===== Material provided

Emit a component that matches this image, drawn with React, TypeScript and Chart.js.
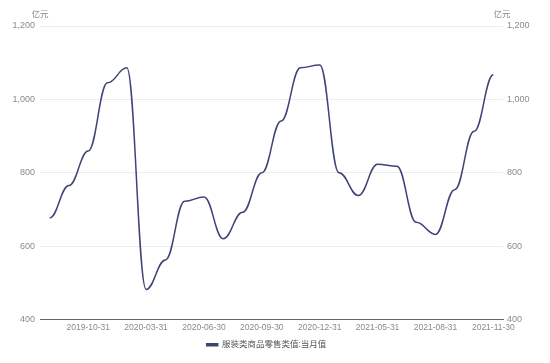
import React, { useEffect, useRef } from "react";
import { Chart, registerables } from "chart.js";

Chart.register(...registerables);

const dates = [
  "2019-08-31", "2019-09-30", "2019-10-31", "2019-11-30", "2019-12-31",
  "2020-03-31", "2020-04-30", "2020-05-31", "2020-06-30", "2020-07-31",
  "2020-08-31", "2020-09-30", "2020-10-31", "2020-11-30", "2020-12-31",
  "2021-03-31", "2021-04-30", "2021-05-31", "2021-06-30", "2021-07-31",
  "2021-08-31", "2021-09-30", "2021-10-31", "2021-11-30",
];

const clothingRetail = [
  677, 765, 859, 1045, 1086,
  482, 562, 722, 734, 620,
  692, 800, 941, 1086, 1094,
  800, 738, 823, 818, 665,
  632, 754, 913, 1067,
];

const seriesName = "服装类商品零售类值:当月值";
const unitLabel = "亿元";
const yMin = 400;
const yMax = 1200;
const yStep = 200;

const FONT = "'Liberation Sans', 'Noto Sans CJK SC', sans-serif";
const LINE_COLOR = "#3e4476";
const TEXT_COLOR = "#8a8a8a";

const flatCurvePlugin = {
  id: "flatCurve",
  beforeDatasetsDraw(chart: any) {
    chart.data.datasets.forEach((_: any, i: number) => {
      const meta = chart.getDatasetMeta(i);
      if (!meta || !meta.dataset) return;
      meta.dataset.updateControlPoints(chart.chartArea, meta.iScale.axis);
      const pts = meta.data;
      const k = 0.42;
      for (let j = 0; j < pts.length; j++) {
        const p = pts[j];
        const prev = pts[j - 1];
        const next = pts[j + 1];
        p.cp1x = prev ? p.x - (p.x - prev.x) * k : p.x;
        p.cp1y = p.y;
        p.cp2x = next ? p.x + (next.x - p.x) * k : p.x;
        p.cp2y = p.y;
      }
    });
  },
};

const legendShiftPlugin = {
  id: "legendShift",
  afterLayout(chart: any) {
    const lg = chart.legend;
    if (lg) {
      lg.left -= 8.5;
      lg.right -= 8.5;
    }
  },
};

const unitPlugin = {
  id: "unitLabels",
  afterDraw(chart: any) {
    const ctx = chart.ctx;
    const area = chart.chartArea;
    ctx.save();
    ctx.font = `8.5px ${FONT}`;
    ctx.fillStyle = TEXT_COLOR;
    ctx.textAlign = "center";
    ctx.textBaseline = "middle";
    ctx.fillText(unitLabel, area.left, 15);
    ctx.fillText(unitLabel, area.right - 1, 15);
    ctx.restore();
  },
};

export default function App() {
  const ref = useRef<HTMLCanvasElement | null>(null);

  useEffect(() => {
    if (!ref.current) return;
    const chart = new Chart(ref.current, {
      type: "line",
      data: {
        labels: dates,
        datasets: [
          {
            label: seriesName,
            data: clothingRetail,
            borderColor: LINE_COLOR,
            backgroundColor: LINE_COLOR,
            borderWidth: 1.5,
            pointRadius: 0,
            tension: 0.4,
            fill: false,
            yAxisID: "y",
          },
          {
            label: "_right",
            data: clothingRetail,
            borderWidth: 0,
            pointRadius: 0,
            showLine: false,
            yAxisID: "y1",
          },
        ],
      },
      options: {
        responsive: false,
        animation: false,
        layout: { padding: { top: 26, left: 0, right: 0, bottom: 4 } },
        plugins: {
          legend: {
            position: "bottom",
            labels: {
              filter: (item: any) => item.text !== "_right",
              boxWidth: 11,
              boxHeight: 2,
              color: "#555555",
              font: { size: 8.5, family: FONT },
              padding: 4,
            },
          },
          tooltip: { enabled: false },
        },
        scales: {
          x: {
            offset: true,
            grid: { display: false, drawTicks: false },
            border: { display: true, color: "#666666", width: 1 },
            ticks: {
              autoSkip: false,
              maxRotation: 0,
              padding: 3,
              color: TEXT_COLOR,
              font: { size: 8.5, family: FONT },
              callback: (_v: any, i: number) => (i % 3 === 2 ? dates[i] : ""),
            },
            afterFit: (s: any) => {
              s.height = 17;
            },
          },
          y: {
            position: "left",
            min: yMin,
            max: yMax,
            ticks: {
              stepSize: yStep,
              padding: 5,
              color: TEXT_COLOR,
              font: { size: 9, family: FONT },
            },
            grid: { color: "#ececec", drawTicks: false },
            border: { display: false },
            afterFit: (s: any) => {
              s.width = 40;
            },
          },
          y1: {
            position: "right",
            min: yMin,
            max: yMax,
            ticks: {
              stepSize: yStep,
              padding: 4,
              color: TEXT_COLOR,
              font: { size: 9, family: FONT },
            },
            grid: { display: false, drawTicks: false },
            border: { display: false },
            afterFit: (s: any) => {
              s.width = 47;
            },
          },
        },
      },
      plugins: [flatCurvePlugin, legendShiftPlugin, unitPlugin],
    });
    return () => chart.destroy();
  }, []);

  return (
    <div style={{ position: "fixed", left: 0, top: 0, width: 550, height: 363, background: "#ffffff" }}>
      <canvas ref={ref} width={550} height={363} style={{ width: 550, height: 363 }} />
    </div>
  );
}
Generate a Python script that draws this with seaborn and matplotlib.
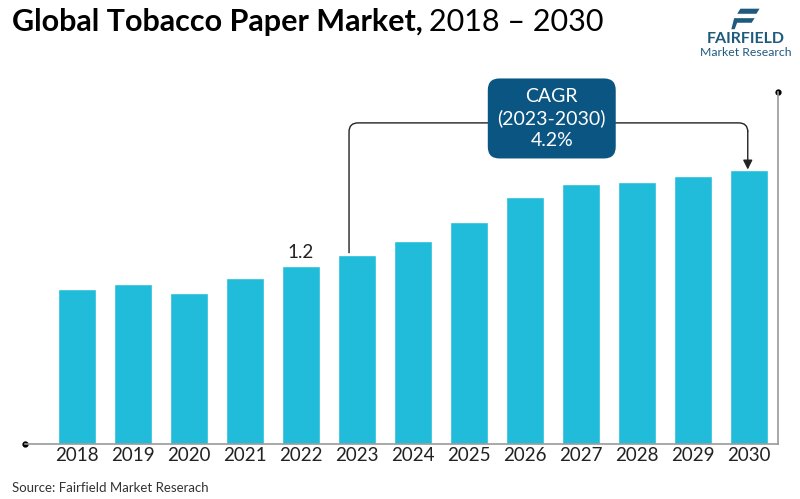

==========

• Stated problem: Reproduce the material above exactly, first line through the line that contains "Chart.register(...registerables);", minus the pictures.

• Output for this exercise:
Emit a component that matches this image, drawn with React, TypeScript and Chart.js.
import React, { useEffect, useRef } from "react";
import { Chart, registerables } from "chart.js";

Chart.register(...registerables);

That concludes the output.